In Omaha, Hogs can't capitalize on best chances

By: Matt Jones
Published: Monday, June 17, 2019
Arkansas' Casey Martin (15) reacts after striking out against Texas Tech in the ninth inning of an NCAA College World Series baseball game in Omaha, Neb., Monday, June 17, 2019. Texas Tech won 5-4. (AP Photo/Nati Harnik)
Arkansas' Casey Martin (15) reacts after striking out against Texas Tech in the ninth inning of an NCAA College World Series baseball game in Omaha, Neb., Monday, June 17, 2019. Texas Tech won 5-4. (AP Photo/Nati Harnik)

— Arkansas is going home from the College World Series following two one-run losses.

But the Razorbacks' short stay wasn't for lack of ideal opportunities.

Arkansas' 5-4 loss to Texas Tech on Monday included an RBI opportunity for the top of the batting order with no outs in the ninth inning.

The Razorbacks' Nos. 8 and 9 hitters, Jacob Nesbit and Christian Franklin, reached base with no outs. Nesbit was hit by a pitch and, after taking strike one while squared to bunt, Franklin singled to right field to bring the top of the Arkansas order to the plate in an RBI situation.

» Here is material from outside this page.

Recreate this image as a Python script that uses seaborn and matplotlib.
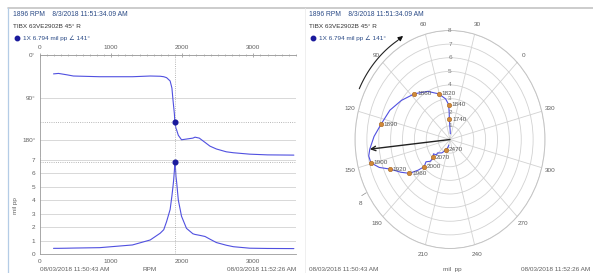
import numpy as np
import matplotlib
matplotlib.use('Agg')
import matplotlib.pyplot as plt
import seaborn as sns
from matplotlib.lines import Line2D
from matplotlib.ticker import FixedLocator, MultipleLocator

# ── data ──────────────────────────────────────────────
rpm = [190, 260, 380, 470, 840, 1300, 1550, 1690, 1740, 1780, 1830, 1855, 1870, 1880,
       1890, 1896, 1905, 1912, 1922, 1945, 1990, 2060, 2150, 2180, 2240, 2320, 2390,
       2480, 2620, 2720, 2950, 3200, 3570]
amp = [0.42, 0.42, 0.43, 0.44, 0.47, 0.67, 1.04, 1.54, 1.8, 2.4, 3.3, 4.3, 5.0, 5.5,
       6.2, 6.794, 6.4, 5.75, 5.3, 4.0, 2.8, 1.9, 1.5, 1.45, 1.39, 1.3, 1.1,
       0.85, 0.65, 0.54, 0.43, 0.41, 0.40]
phase = [40, 39, 42, 44.5, 46, 46, 44.5, 45, 46, 48, 55, 70, 95, 110,
         125, 141, 150, 155, 159, 170, 179.5, 178, 176, 174, 176, 185, 193,
         199, 205, 207, 210, 211.5, 212]

# polar (orbit) curve, in rpm order along the trace
pc_amp = [0.42, 0.45, 0.7, 1.0, 1.49, 2.0, 2.56, 3.0, 3.48, 4.0, 4.5, 5.0, 5.5, 5.91,
          6.4, 6.794, 6.95, 6.88, 6.3, 5.49, 4.8, 4.23, 3.5, 2.96, 2.6, 2.3, 1.92,
          1.75, 1.6, 1.45, 1.2, 0.84, 0.6, 0.42]
pc_phase = [40, 42, 44, 46, 47, 47, 47.5, 52, 60.8, 73, 86.8, 100, 112, 124,
            133, 141, 145, 149.4, 154, 158.3, 165, 171, 175, 177.5, 174, 179, 178,
            172, 180, 178, 190, 201, 208, 212]

mk_label = ['1740', '1840', '1820', '1860', '1890', '1900', '1920', '1960', '2000', '2070', '2470']
mk_amp = [1.49, 2.56, 3.48, 4.5, 5.91, 6.88, 5.49, 4.23, 2.96, 1.92, 0.84]
mk_phase = [47, 47.5, 60.8, 86.8, 124, 149.4, 158.3, 171, 177.5, 178, 201]

cur_rpm = 1896
cur_amp = 6.794
cur_phase = 141

x_ticks = [0, 1000, 2000, 3000]
phase_ticks = [0, 90, 180]
amp_ticks = [0, 1, 2, 3, 4, 5, 6, 7]
angle_labels = list(range(0, 360, 30))
ring_labels = list(range(1, 9))

head1 = '1896 RPM    8/3/2018 11:51:34.09 AM'
head2 = 'TIBX 63VE2902B 45° R'
head3 = '1X 6.794 mil pp ∠ 141°'
t_start = '08/03/2018 11:50:43 AM'
t_end = '08/03/2018 11:52:26 AM'

# ── style ─────────────────────────────────────────────
sns.set_theme(style='white')
plt.rcParams['font.family'] = ['Liberation Sans', 'DejaVu Sans']
LINE = '#5050e0'
NAVY = '#1a1a9c'
GRID = '#d2d2d2'
TICK = '#606060'
FS = 4.6

W, H = 593, 273
fig = plt.figure(figsize=(W / 100, H / 100), dpi=100)
fig.patch.set_facecolor('white')

def fx(px):
    return px / W

def fy(py):
    return (H - py) / H

# frame lines
fig.add_artist(Line2D([fx(8), 1], [fy(8), fy(8)], color='#c4c4c4', lw=1.2))
fig.add_artist(Line2D([fx(8), fx(8)], [0, fy(8)], color='#b4cce6', lw=0.9))
fig.add_artist(Line2D([fx(305), fx(305)], [0, fy(8)], color='#ececec', lw=0.6))

# ── left: bode plot ───────────────────────────────────
ax1 = fig.add_axes([fx(40), fy(157), fx(256), (157 - 55) / H])
ax2 = fig.add_axes([fx(40), fy(254), fx(256), (254 - 157) / H])

for ax in (ax1, ax2):
    ax.set_facecolor('white')
    ax.set_xlim(0, 3600)
    ax.xaxis.set_major_locator(FixedLocator(x_ticks))
    ax.xaxis.set_minor_locator(MultipleLocator(100))
    ax.tick_params(axis='both', which='major', direction='inout', length=3.5, width=0.5,
                   color='#888888', labelsize=FS, labelcolor=TICK, pad=1.5)
    ax.tick_params(axis='both', which='minor', direction='inout', length=2, width=0.4,
                   color='#888888')
    for s in ax.spines.values():
        s.set_color('#9a9a9a')
        s.set_linewidth(0.6)
    ax.spines['right'].set_visible(False)
    ax.grid(False)
    ax.yaxis.grid(True, which='major', color=GRID, lw=0.6)

sns.lineplot(x=rpm, y=phase, ax=ax1, color=LINE, lw=0.8, sort=False, estimator=None)
ax1.set_ylim(216, 0)
ax1.yaxis.set_major_locator(FixedLocator(phase_ticks))
ax1.yaxis.set_minor_locator(MultipleLocator(30))
ax1.set_yticklabels([f'{t}°' for t in phase_ticks])
ax1.xaxis.tick_top()
ax1.xaxis.set_label_position('top')
ax1.spines['bottom'].set_visible(False)
ax1.set_xlabel('')
ax1.set_ylabel('')
ax1.axvline(cur_rpm, color='#a0a0a0', ls=':', lw=0.6)
ax1.axhline(cur_phase, color='#a0a0a0', ls=':', lw=0.6)
ax1.plot([cur_rpm], [cur_phase], 'o', color=NAVY, ms=3.4, zorder=5)

sns.lineplot(x=rpm, y=amp, ax=ax2, color=LINE, lw=0.8, sort=False, estimator=None)
ax2.set_ylim(0, 7.19)
ax2.yaxis.set_major_locator(FixedLocator(amp_ticks))
ax2.yaxis.set_minor_locator(MultipleLocator(0.5))
ax2.spines['top'].set_visible(False)
ax2.set_xlabel('')
ax2.set_ylabel('mil pp', fontsize=FS, color=TICK, labelpad=10)
ax2.axvline(cur_rpm, color='#a0a0a0', ls=':', lw=0.6)
ax2.axhline(cur_amp, color='#a0a0a0', ls=':', lw=0.6)
ax2.plot([cur_rpm], [cur_amp], 'o', color=NAVY, ms=3.4, zorder=5)

# ── right: polar plot ─────────────────────────────────
axp = fig.add_axes([fx(355), fy(248.5), fx(190), (248.5 - 30.5) / H], projection='polar')
axp.set_aspect('auto')
axp.set_facecolor('white')
axp.set_theta_offset(np.pi / 4)
axp.set_theta_direction(1)
axp.set_rlim(0, 8)
axp.set_thetagrids(angle_labels, labels=[''] * len(angle_labels))
axp.set_rgrids(ring_labels, labels=[''] * len(ring_labels))
axp.grid(True, color=GRID, lw=0.6)
axp.spines['polar'].set_color('#c4c4c4')
axp.spines['polar'].set_linewidth(0.7)

for a in angle_labels:
    axp.text(np.deg2rad(a), 8.75, str(a), fontsize=FS, color=TICK,
             ha='center', va='center', clip_on=False)
for r in ring_labels:
    axp.text(np.deg2rad(45), r, str(r), fontsize=FS, color='#777777',
             ha='center', va='center')
axp.text(np.deg2rad(167), 8.85, '8', fontsize=FS, color=TICK, ha='center', va='center',
         clip_on=False)
axp.plot(np.deg2rad([164, 164]), [8.05, 8.5], color='#888888', lw=0.5, clip_on=False)

# rotation direction arrow
arc_t = np.deg2rad(np.linspace(109, 76, 30))
axp.plot(arc_t, np.full_like(arc_t, 8.5), color='#222222', lw=0.8, clip_on=False)
axp.annotate('', xy=(np.deg2rad(71), 8.6), xytext=(np.deg2rad(77), 8.5),
             arrowprops=dict(arrowstyle='-|>', color='#111111', lw=0.8,
                             mutation_scale=7), annotation_clip=False)

axp.plot(np.deg2rad(pc_phase), pc_amp, color=LINE, lw=0.8)
axp.annotate('', xy=(np.deg2rad(cur_phase), cur_amp), xytext=(0, 0),
             arrowprops=dict(arrowstyle='->', color='#222222', lw=1.0,
                             mutation_scale=8, shrinkA=0, shrinkB=0))
axp.plot(np.deg2rad(mk_phase), mk_amp, 'o', ls='none', color='#d08a3a',
         mec='#a86420', mew=0.4, ms=3.2, zorder=5)
for lab, r, p in zip(mk_label, mk_amp, mk_phase):
    axp.annotate(lab, xy=(np.deg2rad(p), r), xytext=(2, 0), textcoords='offset points',
                 fontsize=FS, color='#555555', va='center', ha='left')

# ── header and footer texts ───────────────────────────
for x0 in (13, 309):
    fig.text(fx(x0), fy(15), head1, fontsize=4.9, color='#2a4a86', va='center')
    fig.text(fx(x0), fy(27), head2, fontsize=4.6, color='#333333', va='center')
    fig.text(fx(x0 + 10), fy(38), head3, fontsize=4.6, color='#2a4a86', va='center')
    fig.add_artist(Line2D([fx(x0 + 4)], [fy(38)], marker='o', color=NAVY, ms=3.2))

fig.text(fx(40), fy(267), t_start, fontsize=FS, color=TICK, va='top')
fig.text(fx(150), fy(267), 'RPM', fontsize=FS, color=TICK, va='top', ha='center')
fig.text(fx(296), fy(267), t_end, fontsize=FS, color=TICK, va='top', ha='right')
fig.text(fx(309), fy(267), t_start, fontsize=FS, color=TICK, va='top')
fig.text(fx(452), fy(267), 'mil  pp', fontsize=FS, color=TICK, va='top', ha='center')
fig.text(fx(590), fy(267), t_end, fontsize=FS, color=TICK, va='top', ha='right')

fig.savefig('out.png', dpi=100, facecolor='white')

But similar to Saturday when Franklin reached with a leadoff double in the eighth inning of a 1-0 loss to Florida State, the top of the order wasn't able to punch in a run.

Against Florida State, Trevor Ezell grounded out to advance Franklin to third base, and Casey Martin and Matt Goodheart both struck out. The Seminoles scored in the top of the next inning and won.

On Monday, Ezell popped up to the pitcher's mound, Martin struck out and Goodheart flied out to left field.

"This stings," Arkansas hitting coach Nate Thompson said. "We feel like we coulda, woulda, shoulda a lot of things. But this is a hard game and it demands a lot, and as much as you want to be perfect at it, it's not going to happen. Those guys played hard."

With runners on first and second without any outs, Arkansas coach Dave Van Horn conferred with Ezell in the batter's box before his at-bat in the ninth inning Monday. Ezell is one of the team's best bunters, but Van Horn told him to bunt if the fielders were playing away from the plate.

The fielders came in, so Ezell swung away against Texas Tech closer Taylor Floyd.

"I just felt like that the key at-bat was going to be Trevor," Van Horn said. "Trevor needed to hopefully advance and maybe drive them in, and he made some really good pitches to Trevor. You know, but it was looking good, but you've got to get them over and in, and we didn't."

Against Martin, Floyd fell behind 2-1. But Martin fouled off a pitch for strike two, then swung through an off-speed pitch away - the pitch that he had trouble laying off of all season as he struck out 79 times.

Martin struck out three times Monday with a number of swings and misses on pitches out of the zone.

"I think maybe I was pressing a little bit too much, kind of in a gotta win situation," Martin said, "and that's on me being an older guy. I should know not to press, and I did."

Ezell said it was difficult for Arkansas' hitters to guess what Floyd was going to throw next because he did such a good job of mixing up his pitches.

"I know in my at-bat, I saw a fastball, curve and a changeup, so he was just able to keep his pitches down, mix them well and we just weren't able to get the guy in," Ezell said.

Goodheart, who had a hard line out and an RBI single earlier in the game, was Arkansas' last hope. He took a couple of balls to get ahead 2-0 before the count evened on a questionable check swing that was called a strike and a pitch that was outside the zone.

"I got two strikes on me and I thought, 'Hey, it doesn't matter what you have to do, just don't go down looking,'" Goodheart said. "I hit it, he caught it."

Arkansas had capitalized in run-scoring opportunities early in the game. Martin had a two-out RBI triple and Goodheart followed with an RBI infield single to put the Razorbacks ahead 3-0 in the third inning.

Texas Tech scored four runs on three home runs to take a 4-3 lead, but Arkansas' Jack Kenley tied the game in the eighth with the best at-bat of the Razorbacks' short stay. Kenley fouled off six pitches - including five straight - during his eight pitch at-bat that resulted in a sacrifice fly to left field to score Dominic Fletcher from third base.

"I had two strikeouts before that and I decided I wasn't going to do it again," Kenley said. "With a big sweeping slider like that (pitcher) has...I knew he was probably going to want to stay in the zone. It was basically just a matter of staying back and thankfully I got enough barrel on it that Dom could score."

But key hits mostly eluded the Razorbacks for the rest of the tournament. In the two losses, Arkansas was 2-for-15 with runners in scoring position.

The Razorbacks stranded 14 base runners, including eight at second or third base.

"You know, one swing of the bat in either game for how close they were could have changed the outcome," said Arkansas outfielder Heston Kjerstad, who had a home run and a single Monday. "You know, it didn't happen for us, but we'll get back after it."